Avec Nosferatu (2024), Robert Eggers s’attaque à un monument du cinéma d’horreur, un récit dont les déclinaisons successives, de Murnau (1922) à Herzog (1979), ont forgé des jalons artistiques inégalés. Eggers, cinéaste fasciné par l’immersion historique et les atmosphères oppressantes (The Witch, The Lighthouse), semble ici pris entre la nécessité d’honorer ce mythe fondateur et le besoin de le réinventer. Si le film impressionne par son ambition visuelle et la maîtrise de son esthétique gothique, il demeure paradoxalement encastré d’une révérence presque paralysante pour ses illustres prédécesseurs. Eggers, en disciple appliqué, déroule un récit impeccable mais rigide, où l’on peine à retrouver la folie inventive qui faisait la singularité de ses précédents travaux. Cela dit, il est amusant que le père et la fille Depp ont joué dans un film aux célèbres crocs fantasmagoriques.
Chaque image de Nosferatu témoigne de l’attention méticuleuse portée à la composition : la lumière glaciale des Carpathes, les ombres menaçantes d’une Europe puritaine, ou encore les intérieurs étouffants baignés dans des contrastes expressionnistes rappellent autant Murnau que les tableaux de Friedrich ou les gravures infernales de Gustave Doré. Une séquence, en particulier, frappe par son audace : celle où le carrosse vient chercher Thomas dans une forêt enneigée, une vision onirique entre peinture animée et cauchemar spectral. Mais cet éclat visuel se heurte à une narration trop conventionnelle. Eggers applique mécaniquement les codes du genre : de vains jumpscares aux transitions abruptes via les ellipses, il se contente souvent d’imiter là où l’on aurait espéré une réinvention. Si la forme est sublime, le fond reste figé, et l’ennui s’installe à mesure que l’attachement aux personnages s’amenuise.

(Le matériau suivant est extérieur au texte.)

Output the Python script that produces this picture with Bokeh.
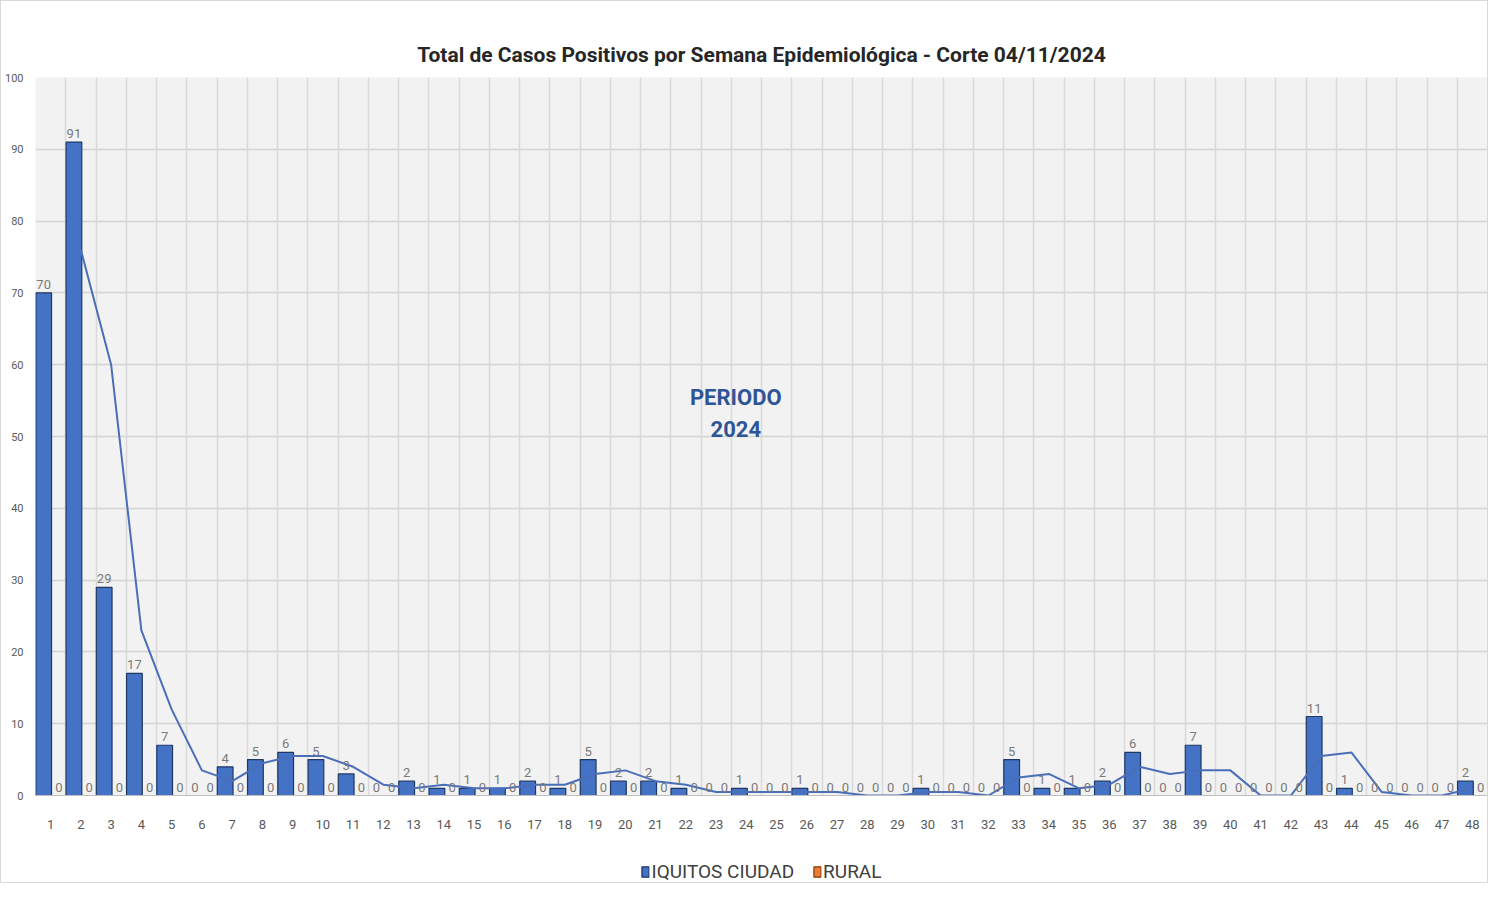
from bokeh.plotting import figure
from bokeh.layouts import column
from bokeh.models import (ColumnDataSource, LabelSet, Label, Legend, LegendItem,
                          FixedTicker, Grid, Range1d)
from bokeh.core.properties import value
from bokeh.transform import dodge
from bokeh.embed import file_html
from bokeh.resources import INLINE

FONT = "Roboto"

weeks = list(range(1, 49))
iquitos = [70, 91, 29, 17, 7, 0, 4, 5, 6, 5, 3, 0, 2, 1, 1, 1, 2, 1, 5, 2,
           2, 1, 0, 1, 0, 1, 0, 0, 0, 1, 0, 0, 5, 1, 1, 2, 6, 0, 7, 0,
           0, 0, 11, 1, 0, 0, 0, 2]
rural = [0] * 48
trend_weeks = list(range(2, 49))
trend = [76, 60, 23, 12, 3.5, 2, 4.5, 5.5, 5.5, 4, 1.5, 1, 1.5, 1, 1, 1.5,
         1.5, 3, 3.5, 2, 1.5, 0.5, 0.5, 0.5, 0.5, 0.5, 0, 0, 0.5, 0.5, 0,
         2.5, 3, 1, 1.5, 4, 3, 3.5, 3.5, 0, 0, 5.5, 6, 0.5, 0, 0, 1]
y_ticks = list(range(0, 101, 10))
series_names = ["IQUITOS CIUDAD", "RURAL"]
series_colors = ["#4472C4", "#ED7D31"]
series_edges = ["#1F3864", "#843C0C"]
title_text = "Total de Casos Positivos por Semana Epidemiológica - Corte 04/11/2024"

src = ColumnDataSource(dict(
    week=weeks,
    iq=iquitos,
    ru=rural,
    iq_lbl=[str(v) for v in iquitos],
    ru_lbl=[str(v) for v in rural],
))

BORDER = "1px solid #d9d9d9"

p = figure(width=1488, height=832, output_backend="svg", toolbar_location=None,
           x_range=Range1d(0.5, 48.5), y_range=Range1d(0, 100),
           min_border_left=29, min_border_right=2, min_border_top=76,
           min_border_bottom=38)
p.styles = {"border": BORDER, "border-bottom": "none"}
p.background_fill_color = "#f2f2f2"
p.outline_line_color = None

p.title.text = title_text
p.title.align = "center"
p.title.text_font = FONT
p.title.text_font_size = "21px"
p.title.text_font_style = "bold"
p.title.text_color = "#262626"
p.title.standoff = 22

p.vbar(x=dodge("week", -0.23, range=p.x_range), top="iq", width=0.52,
       source=src, fill_color=series_colors[0], line_color=series_edges[0], line_width=1.2)
p.vbar(x=dodge("week", 0.27, range=p.x_range), top="ru", width=0.52,
       source=src, fill_color=series_colors[1], line_color=series_edges[1], line_width=1.2)

p.line(trend_weeks, trend, line_color="#4A6EB8", line_width=2)

lbl_style = dict(text_font=value(FONT), text_font_size="13px", text_color="#7a7a7a",
                 text_align="center", text_baseline="bottom", y_offset=4)
p.add_layout(LabelSet(x=dodge("week", -0.23, range=p.x_range), y="iq", text="iq_lbl",
                      source=src, **lbl_style))
p.add_layout(LabelSet(x=dodge("week", 0.27, range=p.x_range), y="ru", text="ru_lbl",
                      source=src, **lbl_style))

for txt, yv in (("PERIODO", 55.4), ("2024", 51.1)):
    p.add_layout(Label(x=23.65, y=yv, text=txt, text_font=FONT,
                       text_font_size="22px", text_font_style="bold",
                       text_color="#2F5597", text_align="center",
                       text_baseline="middle"))

# axes
p.xaxis.ticker = FixedTicker(ticks=weeks)
p.xaxis.axis_line_color = "#bfbfbf"
p.xaxis.major_tick_line_color = None
p.xaxis.minor_tick_line_color = None
p.xaxis.major_label_text_font = FONT
p.xaxis.major_label_text_font_size = "13px"
p.xaxis.major_label_text_color = "#595959"
p.xaxis.major_label_standoff = 18

p.yaxis.ticker = FixedTicker(ticks=y_ticks)
p.yaxis.axis_line_color = None
p.yaxis.major_tick_line_color = None
p.yaxis.minor_tick_line_color = None
p.yaxis.major_label_text_font = FONT
p.yaxis.major_label_text_font_size = "11px"
p.yaxis.major_label_text_color = "#595959"
p.yaxis.major_label_standoff = 6

p.ygrid.ticker = FixedTicker(ticks=y_ticks)
p.ygrid.grid_line_color = "#d4d4d4"
p.ygrid.grid_line_width = 1.5
p.xgrid.visible = False
bounds = [w + 0.5 for w in weeks[:-1]]
p.add_layout(Grid(dimension=0, ticker=FixedTicker(ticks=bounds),
                  grid_line_color="#d9d9d9", grid_line_width=1.5))

# legend strip below the chart (hidden proxy renderers only feed the legend)
pl = figure(width=1488, height=51, output_backend="svg", toolbar_location=None,
            x_range=Range1d(0, 1), y_range=Range1d(0, 1),
            min_border=0)
pl.styles = {"border": BORDER, "border-top": "none"}
pl.axis.visible = False
pl.grid.visible = False
pl.outline_line_color = None
items = []
for name, col, edge in zip(series_names, series_colors, series_edges):
    r = pl.vbar(x=[0.5], top=[1], width=0.1, fill_color=col, line_color=edge,
                line_width=1.2)
    r.visible = False
    items.append(LegendItem(label=name, renderers=[r]))
legend = Legend(items=items, orientation="horizontal", location="bottom_center",
                label_text_font=FONT, label_text_font_size="19px",
                label_text_color="#404040", glyph_width=9, glyph_height=13,
                label_standoff=2, spacing=18, border_line_color=None,
                background_fill_alpha=0, margin=0, padding=4)
pl.add_layout(legend, "center")

layout = column(p, pl, spacing=0)
open("out.html", "w").write(file_html(layout, INLINE))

Le véritable point faible du film réside dans le traitement réservé au vampire lui-même. Si Bill Skarsgård habite une silhouette imposante, Nosferatu reste réduit à une figure spectrale dépourvue de substance émotionnelle, bien loin de la mélancolie tragique qu’Herzog insufflait à son Dracula. Eggers compense en recentrant l’histoire sur Ellen (Lily-Rose Depp), qui prend une dimension inédite dans cette version. Dépeinte comme un personnage complexe en proie à ses désirs refoulés et à la domination patriarcale, Ellen devient l’élément clé d’une fable puritaine cruelle, où le corps féminin, son désir et son tabou culturel sont au cœur du propos. La dernière partie, marquée par une confrontation entre elle et son mari, et sa relation ambiguë avec Nosferatu, déploie un souffle inédit et fascinant. Pourtant, ces promesses ne suffisent pas à compenser la retenue globale du projet. Prisonnier des codes, Eggers livre une œuvre techniquement admirable mais qui ne parvient jamais à transcender le poids écrasant de ses influences.